The house of cards collapsed. Easy Business Bank and Trust’s $30 million asset-backed security was reduced by what is called the mark-to-market accounting rule. As each mortgage defaulted, the asset was marked down accordingly. As the basic asset decreased, someone had to make up the difference in value. Mark-to-market and another hedge instrument called short selling have been blamed for most of the market crash in 2008.
Because the cash flow in the original tranches dried up, there was no cash to pay off the loans used to buy the original investment. The credit default swap didn’t work as a hedge, because all the swap’s tranche mortgages defaulted. The AAA rating dropped to F. The insurance company could not pay off. The banks that loaned the money now had toxic loans. Soon, Easy Business Bank and Trust went broke.

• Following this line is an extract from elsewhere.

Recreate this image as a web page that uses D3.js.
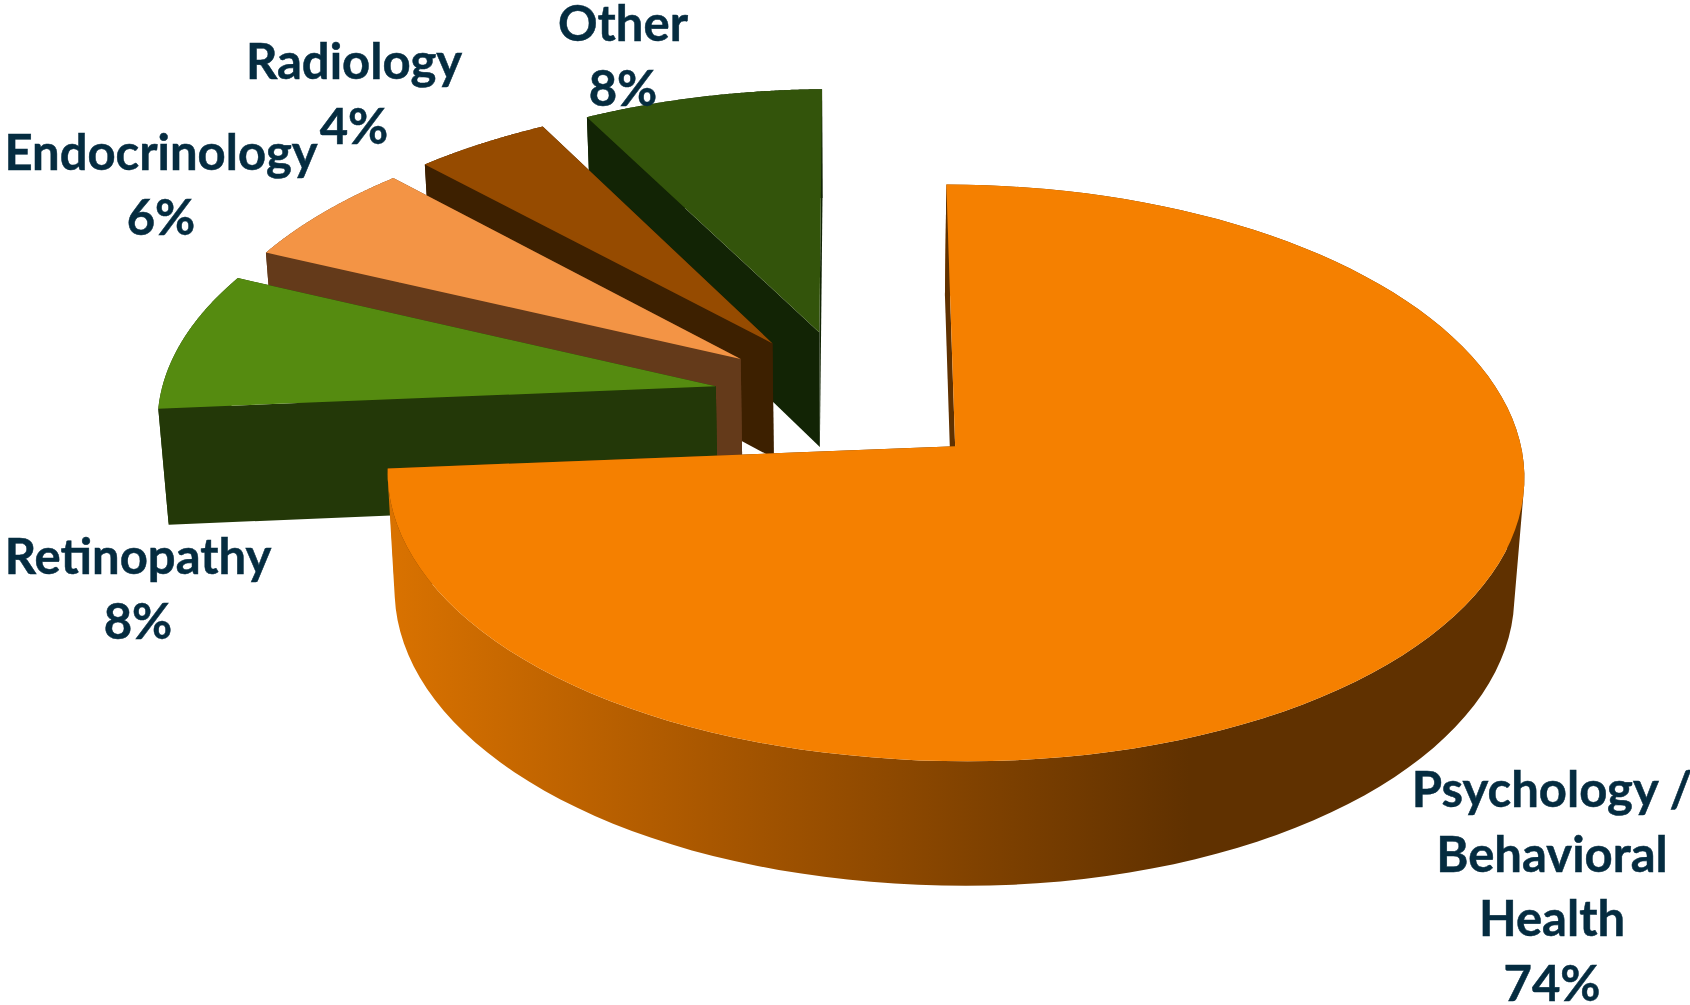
<!DOCTYPE html>
<html>
<head>
<meta charset="utf-8">
<script src="https://cdn.jsdelivr.net/npm/d3@7/dist/d3.min.js"></script>
<style>
  html, body { margin: 0; padding: 0; background: #fff; overflow: hidden; }
  text { font-family: Lato, "Open Sans", sans-serif; font-weight: 700; fill: #052c40; stroke: #052c40; stroke-width: 0.5px; }
</style>
</head>
<body>
<div id="chart"></div>
<script>
// chart values, clockwise from 12 o'clock
var categories = ['Psychology / Behavioral Health', 'Retinopathy', 'Endocrinology', 'Radiology', 'Other'];
// slice sizes, the printed labels are rounded
var shares = [74, 8, 5.95, 4.35, 7.7];
var percentLabels = ['74%', '8%', '6%', '4%', '8%'];
var labelLines = [['Psychology /', 'Behavioral', 'Health'], ['Retinopathy'], ['Endocrinology'], ['Radiology'], ['Other']];

var topColors = ['#f58000', '#558b10', '#f39445', '#964b00', '#33540b'];
var sideColors = ['#603100', '#233808', '#643a1a', '#3d2000', '#122405'];

// label anchor: centre x and first baseline y
var labelX = [1552, 138, 161, 354, 623];
var labelY = [807, 574, 170, 79, 41];

var width = 1690, height = 1005;

// 3d look: flat disc seen from above, far side gets smaller
var cx = 852, cy = 398, radiusX = 557, radiusY = 277;
var perspective = 0.0915, explode = 0.25, thickness = 116, bottomShrink = 0.985, leftDrop = 5;

function project(X, Y, bottom) {
  var w = 1 - perspective * Y;
  // the left side of the reference sits a little lower than the right
  var px = radiusX * X / w, py = (radiusY * Y - leftDrop * Math.min(X, 0)) / w;
  if (!bottom) return [cx + px, cy + py];
  return [cx + px * bottomShrink, cy + py * bottomShrink + thickness / w];
}

var svg = d3.select('#chart').append('svg')
  .attr('width', width)
  .attr('height', height)
  .style('display', 'block');

// wall of the big slice fades from orange into brown
var grad = svg.append('defs').append('linearGradient')
  .attr('id', 'mainWall')
  .attr('gradientUnits', 'userSpaceOnUse')
  .attr('x1', 390).attr('x2', 1190).attr('y1', 0).attr('y2', 0);
grad.append('stop').attr('offset', 0).attr('stop-color', '#d97200');
grad.append('stop').attr('offset', 0.4).attr('stop-color', '#a95700');
grad.append('stop').attr('offset', 1).attr('stop-color', '#603100');

var pie = d3.pie().sort(null)(shares);
var line = d3.line();

pie.forEach(function(d) {
  var mid = (d.startAngle + d.endAngle) / 2;
  d.ox = explode * Math.sin(mid);
  d.oy = -explode * Math.cos(mid);
  d.steps = d3.range(0, 121).map(function(i) {
    return d.startAngle + (d.endAngle - d.startAngle) * i / 120;
  });
});

function apex(d, bottom) { return project(d.ox, d.oy, bottom); }
function rim(d, a, bottom) { return project(d.ox + Math.sin(a), d.oy - Math.cos(a), bottom); }

// far slices first, the big one goes on top of everything
var drawOrder = [4, 3, 2, 1, 0];

var slices = svg.selectAll('g.slice').data(drawOrder.map(function(i) { return pie[i]; }))
  .enter().append('g').classed('slice', true);

function radialFace(d, a) {
  return line([apex(d), rim(d, a), rim(d, a, true), apex(d, true)]) + 'Z';
}

// outer wall swept quad by quad in one path. All quads get the same winding,
// otherwise they cancel out where the band folds over at the silhouette.
function wallPath(d) {
  return d.steps.slice(1).map(function(a, i) {
    var b = d.steps[i];
    var quad = [rim(d, b), rim(d, a), rim(d, a, true), rim(d, b, true)];
    if (d3.polygonArea(quad) < 0) quad.reverse();
    return line(quad) + 'Z';
  }).join('');
}

slices.append('path')
  .attr('d', function(d) { return radialFace(d, d.endAngle); })
  .attr('fill', function(d) { return sideColors[d.index]; });

slices.append('path')
  .attr('d', wallPath)
  .attr('fill', function(d) { return d.index === 0 ? 'url(#mainWall)' : sideColors[d.index]; });

slices.append('path')
  .attr('d', function(d) { return radialFace(d, d.startAngle); })
  .attr('fill', function(d) { return sideColors[d.index]; });

slices.append('path')
  .attr('d', function(d) {
    return line([apex(d)].concat(d.steps.map(function(a) { return rim(d, a); }))) + 'Z';
  })
  .attr('fill', function(d) { return topColors[d.index]; });

// labels: name lines, then the share
var lineHeight = 64.5;
var labels = svg.selectAll('text.label').data(categories)
  .enter().append('text')
  .classed('label', true)
  .attr('text-anchor', 'middle')
  .attr('font-size', 49);

labels.selectAll('tspan')
  .data(function(d, i) {
    return labelLines[i].concat(percentLabels[i]).map(function(t) { return { t: t, i: i }; });
  })
  .enter().append('tspan')
  .attr('x', function(d) { return labelX[d.i]; })
  .attr('y', function(d, j) { return labelY[d.i] + j * lineHeight; })
  .text(function(d) { return d.t; });
</script>
</body>
</html>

Trust funds, colleges, charities, individual investors, investment banks, brokerage firms, countries, some hedge funds – all are unhappy. To understand the big picture in the United States, add more zeroes to the Easy Business Bank and Trust’s example. In fact, add trillions of dollars.
It will take years for economists to understand why $2 trillion of derivatives contracts, CDOs, debt, credit default swaps, asset-backed securities and tranches affected by mark- to-market came crashing down simultaneously.
In September 2008, the credit markets froze and almost all of the world’s financial institutions including Bear Stearns, Merrill Lynch, Wachovia, Citigroup, Deutsche Bank and Bank of America Securities, ran out of working capital and cash flow used to pay salaries, dividends and other expenses.
Three books are helpful in understanding all this. One is Ayn Rand’s 1957 Atlas Shrugged; it explains the philosophy of Objectivism, which holds that markets will correct themselves if left alone. William Greider’s 1987 Secrets of the Temple describes the economic gearbox used by the Federal Reserve. Gillian Tett’s Fool’s Gold documents how securitizations unleashed the present catastrophe.